The behaviour extracted from everyday living and restored in the choreography of Pina Bausch is minute and particular. A gesture as slight as the twitch of a fingertip becomes a brittle motif available to repeat schematically yet barely stylized if at all. The result of these intimate acquisitions from ordinary life is a dance eerily close to familiar and natural movement, like the ghost of a day. And in return the acquisition bears back on the original movements, landing them now in a fleeting but reenacted instance of life. The more delicately choreography borrows from life, the more intimately life enters the stage. It causes that brief instance of life to be staged, even if the staging is retrospective.
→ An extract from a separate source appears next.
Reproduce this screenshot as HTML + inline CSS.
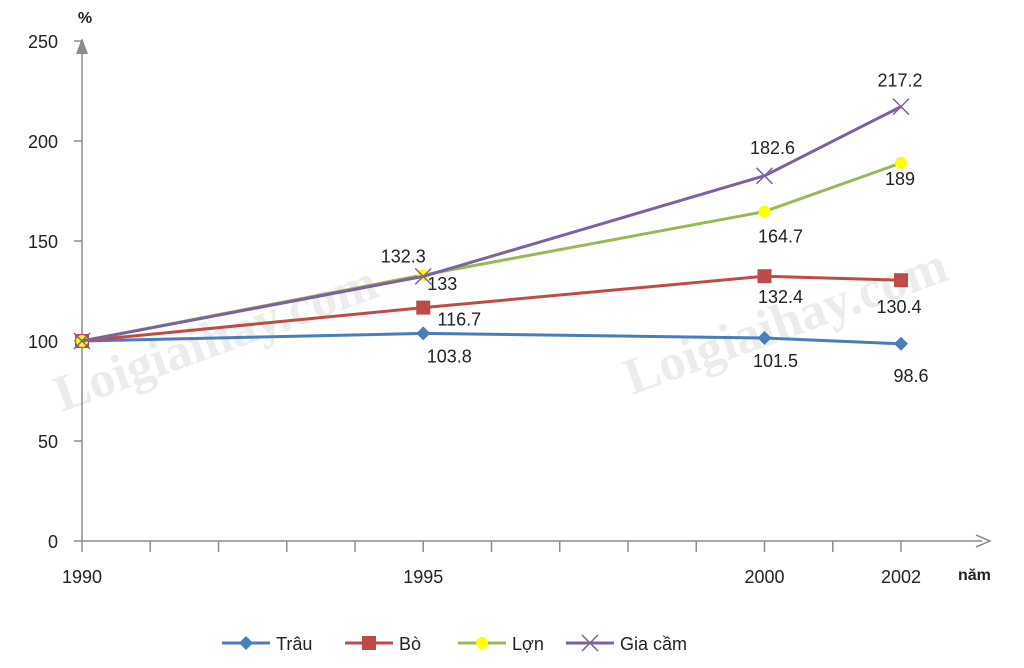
<!DOCTYPE html>
<html><head><meta charset="utf-8"><style>
body{margin:0;background:#fff;}
svg{display:block;font-family:"Liberation Sans",sans-serif;}
</style></head><body>
<svg id="chart" width="1024" height="668" viewBox="0 0 1024 668">
<text x="62" y="412" transform="rotate(-20 62 412)" font-family="Liberation Serif" font-size="52" font-weight="bold" fill="#ececec">Loigiaihay.com</text>
<text x="632" y="395" transform="rotate(-20 632 395)" font-family="Liberation Serif" font-size="52" font-weight="bold" fill="#ececec">Loigiaihay.com</text>
<g id="axes"></g><g id="series"></g><g id="legend"></g>
</svg>
<script>
const years=[1990,1995,2000,2002];
const yTicks=[0,50,100,150,200,250];
const names=["Trâu","Bò","Lợn","Gia cầm"];
const trau=[100,103.8,101.5,98.6];
const bo=[100,116.7,132.4,130.4];
const lon=[100,133,164.7,189];
const giacam=[100,132.3,182.6,217.2];
const colors=["#4a7ebb","#be4b48","#98b954","#7d60a0"];
const ns="http://www.w3.org/2000/svg";
const X=y=>82+(y-1990)*68.25;
const Y=v=>541-v*2;
function mk(t,a,p){const e=document.createElementNS(ns,t);for(const k in a)e.setAttribute(k,a[k]);p.appendChild(e);return e;}
const ax=document.getElementById('axes');
let e=mk('line',{x1:82,y1:541,x2:82,y2:48,stroke:'#8c8c8c','stroke-width':1.5},ax);


e=mk('polygon',{points:'82,38 76,54 88,54',fill:'#8c8c8c'},ax);


e=mk('line',{x1:82,y1:541,x2:982,y2:541,stroke:'#8c8c8c','stroke-width':1.5},ax);


e=mk('polyline',{points:'976,535 990,541 976,547',fill:'none',stroke:'#8c8c8c','stroke-width':1.5},ax);


yTicks.forEach(v=>{
  let l=mk('line',{x1:74,y1:Y(v),x2:82,y2:Y(v),stroke:'#8c8c8c','stroke-width':1.5},ax);
  
  
  let t=mk('text',{x:58,y:Y(v)+7,'text-anchor':'end','font-size':18,fill:'#222'},ax);t.textContent=v;
  
  
});
for(let yr=1990;yr<=2002;yr++){
  let l=mk('line',{x1:X(yr),y1:541,x2:X(yr),y2:552,stroke:'#8c8c8c','stroke-width':1.5},ax);
  
  
}
years.forEach(yr=>{
  let t=mk('text',{x:X(yr),y:583,'text-anchor':'middle','font-size':18,fill:'#222'},ax);t.textContent=yr;
  
  
});
let t=mk('text',{x:85,y:23,'text-anchor':'middle','font-size':16,'font-weight':'bold',fill:'#222'},ax);t.textContent='%';


t=mk('text',{x:958,y:580,'font-size':16,'font-weight':'bold',fill:'#222'},ax);t.textContent='năm';


function marker(i,x,y,p){
  let m;
  if(i==0)m=mk('polygon',{points:`${x},${y-7} ${x+7},${y} ${x},${y+7} ${x-7},${y}`,fill:colors[0]},p);
  else if(i==1)m=mk('rect',{x:x-7,y:y-7,width:14,height:14,fill:colors[1]},p);
  else if(i==2)m=mk('circle',{cx:x,cy:y,r:6,fill:'#ffff00'},p);
  else m=mk('path',{d:`M${x-8},${y-8}L${x+8},${y+8}M${x+8},${y-8}L${x-8},${y+8}`,stroke:colors[3],'stroke-width':1.5,fill:'none'},p);
  
  
}
const sg=document.getElementById('series');
const all=[trau,bo,lon,giacam];
const offs=[[[0,0],[26,29],[11,29],[10,38]],[[0,0],[36,18],[16,27],[-2,33]],[[0,0],[19,15],[16,31],[-1,22]],[[0,0],[-20,-14],[8,-22],[-1,-20]]];
all.forEach((vals,i)=>{
  let g=mk('g',{},sg);
  
  
  let pl=mk('polyline',{points:vals.map((v,k)=>X(years[k])+','+Y(v)).join(' '),fill:'none',stroke:colors[i],'stroke-width':3},g);
  
  
  vals.forEach((v,k)=>{
    marker(i,X(years[k]),Y(v),g);
    if(k>0){
      let tx=mk('text',{x:X(years[k])+offs[i][k][0],y:Y(v)+offs[i][k][1],'text-anchor':'middle','font-size':18,fill:'#222'},g);
      tx.textContent=v;
      
      
    }
  });
});
const lg=document.getElementById('legend');
const lx=[222,345,458,566];
names.forEach((n,i)=>{
  let g=mk('g',{},lg);
  
  
  let l=mk('line',{x1:lx[i],y1:643,x2:lx[i]+48,y2:643,stroke:colors[i],'stroke-width':3},g);
  
  
  marker(i,lx[i]+24,643,g);
  let tx=mk('text',{x:lx[i]+54,y:650,'font-size':18,fill:'#222'},g);tx.textContent=n;
  
  
});
</script>
</body></html>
I am protective of the life these dances ape, though they ape it with such tact it wants forgiving.
The movements acquired from life are restored through spectacularly able bodies: bodies more bodily alive than ordinary life could make them. The dancing bodies have been prepared for their craft through decades of specialized training, and when they reenact these unremarkable physical episodes the episodes become remarkable, stretching beyond the bare, unstudied movements that began them. The risk of this stretch is that the original movements are left behind altogether in favour of their stylized forms, and the expression fails to take. But we have to keep separate the mastery of the body achieved by these dancers and the expression of their form. If the expression takes, it is because it secures present reality on the stage – a reality secured despite the exceptional physical form of the dancer. The dance takes when the dancers are accomplished enough to overcome their training altogether, and are able on stage to immediately and directly behave.
In theatre and dance we understand an approximate distinction between on and off. The off-states of practice, workshop and rehearsal are generally distinct from the on-state of performance, which happens on a stage, before an audience, with something at stake if things go wrong (though the distinction is readily strained, by Squat on Twenty-third Street for instance). There is a necessary imbalance between the accomplishment of an original form and the accomplishment of its expression in art. We discipline our joints to tread nimbly with tremendous force. We learn to write dialogue by copying down the conversations we fluently overhear in public. We learn to draw by forgiving the pencil its line and the paper its thinness.